**WHAT IS ASKED**: Gather from the listing below each line that includes the word "matplotlib", and copy it.

**INFORMATION PROVIDED**:
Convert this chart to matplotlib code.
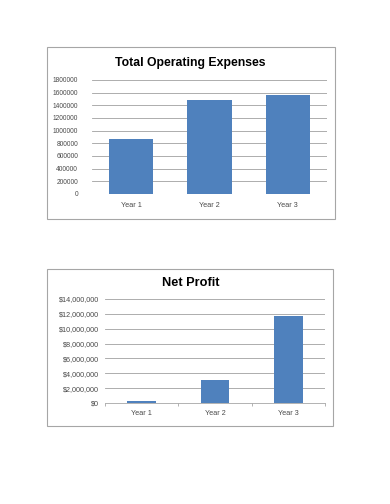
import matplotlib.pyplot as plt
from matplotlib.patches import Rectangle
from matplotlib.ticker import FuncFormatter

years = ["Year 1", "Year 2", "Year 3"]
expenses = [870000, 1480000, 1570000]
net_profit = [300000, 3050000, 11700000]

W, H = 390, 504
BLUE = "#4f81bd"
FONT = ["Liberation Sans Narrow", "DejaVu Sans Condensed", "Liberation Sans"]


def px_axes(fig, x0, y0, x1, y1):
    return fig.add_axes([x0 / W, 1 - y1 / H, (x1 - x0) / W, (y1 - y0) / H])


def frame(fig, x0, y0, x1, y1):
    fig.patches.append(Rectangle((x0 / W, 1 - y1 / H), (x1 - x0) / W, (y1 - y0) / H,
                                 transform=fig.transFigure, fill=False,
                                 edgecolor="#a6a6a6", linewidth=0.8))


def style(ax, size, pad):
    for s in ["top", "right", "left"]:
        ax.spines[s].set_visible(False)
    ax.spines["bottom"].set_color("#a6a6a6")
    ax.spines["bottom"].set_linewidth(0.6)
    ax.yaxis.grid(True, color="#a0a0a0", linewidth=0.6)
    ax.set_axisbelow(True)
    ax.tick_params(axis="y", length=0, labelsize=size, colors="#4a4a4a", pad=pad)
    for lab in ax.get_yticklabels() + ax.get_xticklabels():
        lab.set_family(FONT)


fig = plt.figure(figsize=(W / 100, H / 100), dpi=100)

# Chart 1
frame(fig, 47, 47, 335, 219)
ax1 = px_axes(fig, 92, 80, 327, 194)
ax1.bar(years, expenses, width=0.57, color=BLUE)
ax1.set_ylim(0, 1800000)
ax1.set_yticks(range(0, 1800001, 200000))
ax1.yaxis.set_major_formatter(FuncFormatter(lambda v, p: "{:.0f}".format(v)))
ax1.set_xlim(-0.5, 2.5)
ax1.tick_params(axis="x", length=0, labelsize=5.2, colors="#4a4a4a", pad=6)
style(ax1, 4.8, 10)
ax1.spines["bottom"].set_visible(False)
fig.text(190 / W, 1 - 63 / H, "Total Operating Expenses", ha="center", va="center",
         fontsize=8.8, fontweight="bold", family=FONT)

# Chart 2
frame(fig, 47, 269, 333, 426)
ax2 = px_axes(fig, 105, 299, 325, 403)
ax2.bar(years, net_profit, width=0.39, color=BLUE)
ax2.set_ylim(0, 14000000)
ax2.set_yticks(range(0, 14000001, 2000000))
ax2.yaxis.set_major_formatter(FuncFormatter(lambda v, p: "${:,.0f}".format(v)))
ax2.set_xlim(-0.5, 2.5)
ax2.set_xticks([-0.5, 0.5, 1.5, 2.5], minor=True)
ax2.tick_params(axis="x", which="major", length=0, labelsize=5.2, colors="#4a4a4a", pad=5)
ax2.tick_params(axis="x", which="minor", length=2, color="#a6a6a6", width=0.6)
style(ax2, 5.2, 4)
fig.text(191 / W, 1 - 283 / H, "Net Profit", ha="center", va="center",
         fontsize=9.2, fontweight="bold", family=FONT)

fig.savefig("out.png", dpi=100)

**SOLUTION FOR THIS EXERCISE**:
Convert this chart to matplotlib code.
import matplotlib.pyplot as plt
from matplotlib.patches import Rectangle
from matplotlib.ticker import FuncFormatter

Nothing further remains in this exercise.